Objective 1. These are some photos of the chemical we chose, Buthanol:

Objective 2. This video is an explanation on the molecule of buthanol:

Objective 3. Here is the graph that shows the relationship between pressure and time. Keep in mind that as time goes by, the temperature increases, the last bit of this function should be the second last, so we could see the relationship a bit clearer; this is because the temperature there would have been 25 °C, while the other two bits show what happens to the pressure when the temperature is changed to 15 °C and 35 °C. If we had plotted a graph showing pressure vs. temperature, then the order of the results would not have mattered. 

Graph of the data we obtained:

In this graph it is shown how the pressure changed with time but the reason why it changed is because of the change in temperature.When the temperature of the substance, buthanol, increased, the pressure did too because the particles got more energy to move around the container. As the particles had more energy, they collided more strongly and quickly against each other and against the walls of the container which lead to a higher pressure. Gay Lussac's law explains this relation between temperature and pressure, as this law says that temperature and pressure directly proportional. This means that as the temperature increases, the pressure does too.

Also, as buthanol was heated up, the particles had more energy to turn into a gas and more vapour pressure was created.
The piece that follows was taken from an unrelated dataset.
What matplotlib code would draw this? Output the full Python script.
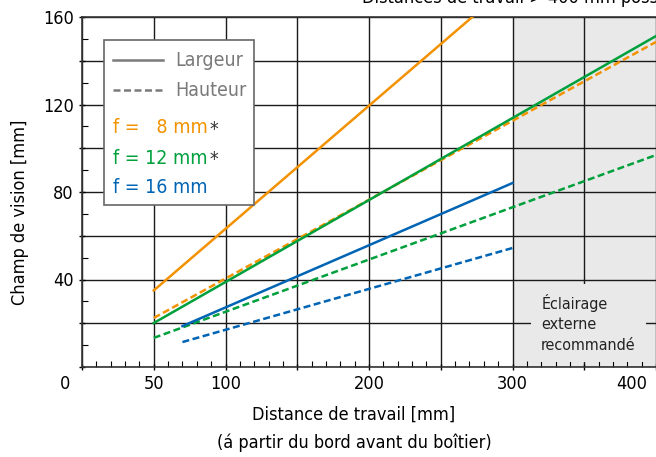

Improvements in the method:
As we can notice in the graph, at a certain point, we skipped one of the temperatures. When we realised that we skipped that temperature (25ºC), we went back and did it after heating buthanol 35ºC, so that is why on the right of the graph the pressure suddenly increases and at the end decreases because as we mentioned earlier, temperature and pressure are directly proportional. We should have followed the order of the temperatures to not have drastic increases of temperature, so this could be improved. 

Objective 4. We compared our results with other groups', these groups investigated different chemical compounds.

Before going through the results, let's recap the types of intermolecular forces we have studied.

Van der Waals. It happens because electrons move randomly, and at some point, there can be more electrons on one side of the molecule. Electrons from other molecules nearby will be repelled from this negative charge, and since opposite charges attract . It is the weakest of all intermolecular forces

Permanent dipole-dipole. Occurs between polar molecules, so it is stronger than Van der Waals.

Hydrogen bonding.  The theory behind it would be the same as a permanent dipole-dipole interaction but it is a bond that occurs between hydrogen and a FON particle; that is fluorine, oxygen and nitrogen. It is the strongest of all types of bonding.

Now, let's go one by one through the results we obtained.

In the case of pentane, it is the only molecule that has Van der Waals forces of attraction as it's one and only intermolecular force. We must recap that Van der Waals  (also known as London dispersion forces) is the weakest of all forces of attraction. So, even if pentane is a very big and long molecule, when compared to the rest of molecules, it has the lowest boiling point, as well as the highest vapor pressures.

Moving onto ethyl acetate, this molecule seems to have two types of intermolecular forces; Van der Waals and permanent dipole-dipole. The molecule is quite big and it has permanent dipole-dipole forces of attraction because oxygen is quite electronegative. However even if oxygen is one of the FON elements, since it is not bonded to hydrogen but carbon, then we can only call this a dipole-dipole interaction. As a result, the boiling point becomes higher when compared to pentane's and the vapor pressures become lower as well.

If we examine butyl acetate, we will first notice that it has the highest boiling point of them all. This is because it has two types of forces present in a very strong way. It has strong Van der Waals forces because it is a big and large molecule. Moreover, since oxygen is very electronegative, this makes the Van der Waals forces of attraction stronger as electrons will concentrate in that area. Furthermore, it also has strong permanent dipole-dipole because oxygen is very electronegative.

Moreover, the case of 1-Butanol is an interesting one. It has a relatively high boiling point, yet the vapor pressure is extremely low. This could be due to the arrangement of particles. The permanent dipole-dipole interaction in butyl acetate outweighs the occurring hydrogen bonding in 1-Butanol, therefore causing a higher boiling point in butyl acetate.

Last but not least, propyl acetate. It's got Van der Waals forces of attraction and permanent dipole-dipole interaction. The vapor pressures are relatively low but not lower than butyl acetate's. This means that the attraction is weaker, also causing a lower boiling point than butyl acetate. The permanent dipole-dipole would be quite as strong one as oxygen is very electronegative.